After departing Kettle Creek State Park, the trail trends northeast and climbs vigorously to the top of the Allegheny Plateau again, traversing an area with many vistas. The trail jogs briefly on Pennsylvania Route 144 at 26.6 miles, and reaches a prominent footbridge over Paddy Run at 32.3 miles. This is followed by an incongruous wetland complex, and then a descent to Shingle Branch at 36.0 miles. The Donut Hole Trail crosses this wide creek without bridges four times then reaches a junction with the Susquehannock Trail System (STS) at 37.1 miles. The two trails are concurrent for the next 8.6 miles. The hiker passes a shelter (associated with the STS) at 38.9 miles, followed by a walk along Greenlick Run and then a significant descent to the Left Branch of Young Womans Creek at 44.5 miles, using a high footbridge called Ted's Truss in honor of a state forester. The hiker then climbs very steeply up Morgan Hollow, and the Donut Hole Trail and STS split at 45.7 miles, at Fork Hill Road.

The STS departs to the north while the Donut Hole Trail heads south and crosses the Right Branch of Young Womans Creek at 49.2 miles, on a road bridge and near a historical monument to Pennsylvania forestry practices. The trail rises to the top of the plateau again, and begins a walk along Cougar Run at 53.0 miles. Reach a junction with the T-Squared Trail at 53.7 miles; that trail heads north to the Black Forest Trail. Now trending south, the Donut Hole Trail traverses several very steep climbs and descents through sharp gorges in the plateau, and reaches Hyner Run State Park at 58.8 miles.

The Donut Hole Trail formerly turned east here, but in 2015 it was extensively rerouted onto the pre-existing Jack Paulhamus/Garby Trail (JPG), with the two trails concurrent for the next 5.3 miles. This was done so the Donut Hole Trail could visit more scenic areas while avoiding fracking pressures to the east of Hyner Run State Park. South of the park, the trail climbs very vigorously to the top of the plateau again, with several more significant vistas. The JPG splits off at 64.0 miles (it eventually connects with the Chuck Keiper Trail), and the Donut Hole Trail continues uphill to Hyner View State Park at 65.1 miles. The trail then descends very steeply into the canyon formed by the West Branch Susquehanna River, and at 68.5 miles enters lands managed by the Pennsylvania branch of The Nature Conservancy as a wildlife sanctuary and forestry research district.
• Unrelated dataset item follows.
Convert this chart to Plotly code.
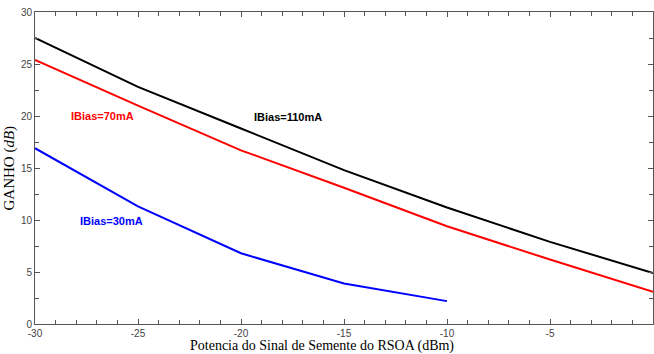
import plotly.graph_objects as go

x_vals = [-30, -25, -20, -15, -10, -5, 0]
ganho_110 = [27.5, 22.8, 18.8, 14.8, 11.2, 7.9, 4.9]
ganho_70 = [25.4, 21.0, 16.7, 13.1, 9.4, 6.2, 3.1]
x_30 = [-30, -25, -20, -15, -10]
ganho_30 = [16.9, 11.3, 6.8, 3.9, 2.2]
x_ticks = [-30, -25, -20, -15, -10, -5, 0]
x_tick_labels = ["-30", "-25", "-20", "-15", "-10", "-5", "0"]
y_ticks = [0, 5, 10, 15, 20, 25, 30]
y_tick_labels = ["0", "5", "10", "15", "20", "25", "30"]

fig = go.Figure()
fig.add_trace(go.Scatter(x=x_vals, y=ganho_110, mode="lines", line=dict(color="black", width=2)))
fig.add_trace(go.Scatter(x=x_vals, y=ganho_70, mode="lines", line=dict(color="#ff0000", width=2)))
fig.add_trace(go.Scatter(x=x_30, y=ganho_30, mode="lines", line=dict(color="#0000ff", width=2)))

ann_font = dict(family="Liberation Sans", size=11)
fig.add_annotation(x=-26.7, y=20.0, text="<b>IBias=70mA</b>", showarrow=False, font=dict(color="#ff0000", **ann_font))
fig.add_annotation(x=-17.7, y=19.9, text="<b>IBias=110mA</b>", showarrow=False, font=dict(color="black", **ann_font))
fig.add_annotation(x=-26.3, y=9.9, text="<b>IBias=30mA</b>", showarrow=False, font=dict(color="#0000ff", **ann_font))

# axis titles
fig.add_annotation(x=0.5, y=0, xref="paper", yref="paper", xshift=-22, yshift=-12, yanchor="top",
                   text="Potencia do Sinal de Semente do RSOA (dBm)", showarrow=False,
                   font=dict(family="Liberation Serif", size=14, color="black"))
fig.add_annotation(x=0, y=0.5, xref="paper", yref="paper", xshift=-16, xanchor="right",
                   text="GANHO (<i>dB</i>)", showarrow=False, textangle=-90,
                   font=dict(family="Liberation Serif", size=15, color="black"))

axis_common = dict(
    showgrid=False, zeroline=False, showline=True, linecolor="#555555", linewidth=1,
    mirror="ticks", ticks="inside", ticklen=5, tickcolor="#555555", automargin=False,
    tickfont=dict(family="Liberation Sans", size=10, color="#444444"),
)
fig.update_xaxes(range=[-30, 0], tickmode="array", tickvals=x_ticks, ticktext=x_tick_labels,
                 minor=dict(ticks="inside", dtick=1, tick0=0, ticklen=4, tickcolor="#555555"),
                 ticklabelstandoff=0,
                 **axis_common)
fig.update_yaxes(range=[0, 30], tickmode="array", tickvals=y_ticks, ticktext=y_tick_labels,
                 minor=dict(ticks="inside", dtick=2.5, tick0=0, ticklen=4, tickcolor="#555555"),
                 ticklabelstandoff=0,
                 **axis_common)
fig.update_layout(
    width=654, height=354, showlegend=False,
    margin=dict(l=35, r=1, t=12, b=30, autoexpand=False),
    plot_bgcolor="white", paper_bgcolor="white",
)
fig.write_html("out.html", config={"displayModeBar": False},
               post_script="document.body.style.margin='0';document.body.style.overflow='hidden';")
The organization agreed to allow the Donut Hole Trail to pass through this parcel, though no camping is allowed for 8.1 miles. The trail is very remote and difficult in this area, with no road access (for ordinary vehicles) for nearly 16 miles.

After climbing with great difficulty through the Nature Conservancy parcel, the trail again descends steeply and reaches near the level of the West Branch Susquehanna River, then follows an unpaved road through the ghost town of Whetham at 80.9 miles. The trail then climbs to the top of the plateau yet again, and then descends through State Game Lands 89 starting at 90.7 miles. At 94.2 miles, the Donut Hole Trail ends on a forestry road, near Lick Run and the remains of a Civilian Conservation Corps camp, a short distance north of Farrandsville.